Gautam died suddenly of a heart attack on 20 June 1999, and his demise left a deep scar on the Bengali music fraternity. Ghosh recalls, “I’d left for Japan for some work, and I used to call him and keep in touch regularly. I remember, on the day he passed, I tried calling him several times but the call would not connect. I received the news the next day. The whole Calcutta music fraternity came to the house to pay their respects. I was still in Japan at the time, and when I received the email of his death, I called his wife. The two of us broke down on the phone, and in the background, I could hear Baul singers singing in mourning. I returned a few years later, but Calcutta has always been empty without Gautam da.”
Shortly before his death, Gautam had visited a Naxal-affected area to interact with Karbi youth, and organised an opera on the community’s folklore called Hai-mu. Around 300 Karbi youth performed here, and the event was a grand success, inviting the community’s adoration for Gautam. He had also been working on a movie in Karbi language, which remains incomplete due to his sudden death.
Bishu, who now is a member of a jazz band in the US, says, “Gautam da was the most popular brother among us, from when we were very young. Our life was always a little public because of how many people noticed his talent. He taught me that you can make music the way you want, and that it’s okay to be adventurous. There’s no need to conform. He never believed in doing things the way everyone else expected him to. For example, people may expect that the best voice in the band should sing a particular song, but he would go ahead and pick someone else because that has another kind of creative quality. He was a leader, he knew how to bring people together. He could zero in on the best abilities of people to highlight them in the best way possible, just to try out seemingly unthinkable ideas.”

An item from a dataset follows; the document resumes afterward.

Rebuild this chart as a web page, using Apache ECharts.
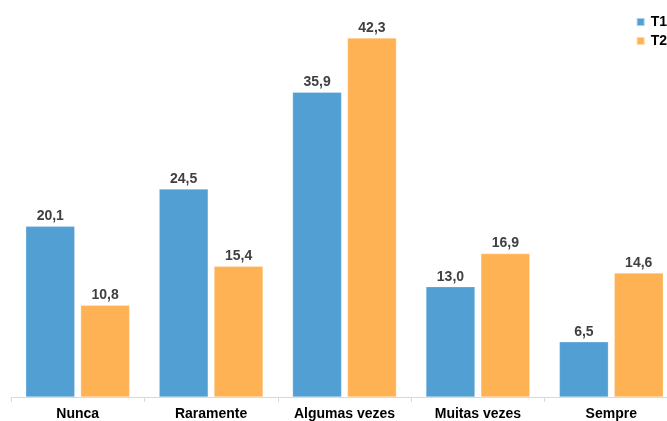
<!DOCTYPE html>
<html>
<head>
<meta charset="utf-8">
<script src="https://cdn.jsdelivr.net/npm/echarts@6/dist/echarts.min.js"></script>
<style>
  html, body { margin: 0; padding: 0; background: #fff; overflow: hidden; }
  /* the drawing surface is a bit wider than the window: the last category runs past the right edge */
  #chart { width: 678px; height: 421px; }
</style>
</head>
<body>
<div id="chart"></div>
<script>
const categories = ['Nunca', 'Raramente', 'Algumas vezes', 'Muitas vezes', 'Sempre'];
const seriesNames = ['T1', 'T2'];
const valuesT1 = [20.1, 24.5, 35.9, 13.0, 6.5];
const valuesT2 = [10.8, 15.4, 42.3, 16.9, 14.6];
const colors = ['#519fd3', '#ffb254'];

const FONT = 'Liberation Sans, Arial, sans-serif';
const fmt = p => p.value.toFixed(1).replace('.', ',');

const labelStyle = {
  show: true,
  position: 'top',
  distance: 3,
  formatter: fmt,
  fontFamily: FONT,
  fontWeight: 'bold',
  fontSize: 14,
  color: '#404040'
};

const chart = echarts.init(document.getElementById('chart'), null, { renderer: 'canvas' });
chart.setOption({
  animation: false,
  backgroundColor: '#fff',
  grid: { left: 11, top: 15, right: 0, bottom: 23.5, containLabel: false },
  legend: {
    orient: 'vertical',
    right: 6,
    top: 10,
    itemWidth: 8,
    itemHeight: 8,
    itemGap: 5,
    icon: 'rect',
    textStyle: {
      fontFamily: FONT,
      fontWeight: 'bold',
      fontSize: 14,
      color: '#000',
      padding: [0, 0, 0, 1]
    },
    data: seriesNames
  },
  xAxis: {
    type: 'category',
    data: categories,
    axisLine: { lineStyle: { color: '#d9d9d9', width: 1 } },
    axisTick: { show: true, length: 5, lineStyle: { color: '#d9d9d9' } },
    axisLabel: {
      margin: 10,
      fontFamily: FONT,
      fontWeight: 'bold',
      fontSize: 14,
      color: '#000',
      interval: 0
    }
  },
  yAxis: {
    type: 'value',
    min: 0,
    max: 45,
    show: false,
    splitLine: { show: false }
  },
  series: [
    {
      name: seriesNames[0],
      type: 'bar',
      data: valuesT1,
      barWidth: 49,
      barGap: '12%',
      itemStyle: { color: colors[0], borderColor: 'rgba(255,255,255,0.5)', borderWidth: 0.5 },
      label: labelStyle
    },
    {
      name: seriesNames[1],
      type: 'bar',
      data: valuesT2,
      barWidth: 49,
      itemStyle: { color: colors[1], borderColor: 'rgba(255,255,255,0.5)', borderWidth: 0.5 },
      label: labelStyle
    }
  ]
});
</script>
</body>
</html>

Today, remaining members of the original band include Pradip, who resides in Kolkata and experiments with city and natural sound, as well as abstract theatre, Bishu, who lives in the US, Abraham who runs a music academy, and Tapas who helms a band. Tapesh lives in Kolkata and Raja in the US. Ranjon passed away in 2020, a year after he was accused during #MeToo for sexual harassment. Band members and Gaurab have, in the past, emphasised that they stand in solidarity with the victims who came out in the movement.
Encapsulating the present world impact of the band, Ghosh says, “Earlier, there was this impression that people who make music or those who are artistic in general, are God-gifted. Commoners couldn’t do that. But with this movement, people started believing more in themselves, and looked at it as a form of expression, something that everyone is capable of doing.”
Bishu says, “I think Moheener Ghoraguli instilled a sense of pride in your own language. So many young talented singers today are making so much more new music, and if Gautam da was alive today, he would be so happy.”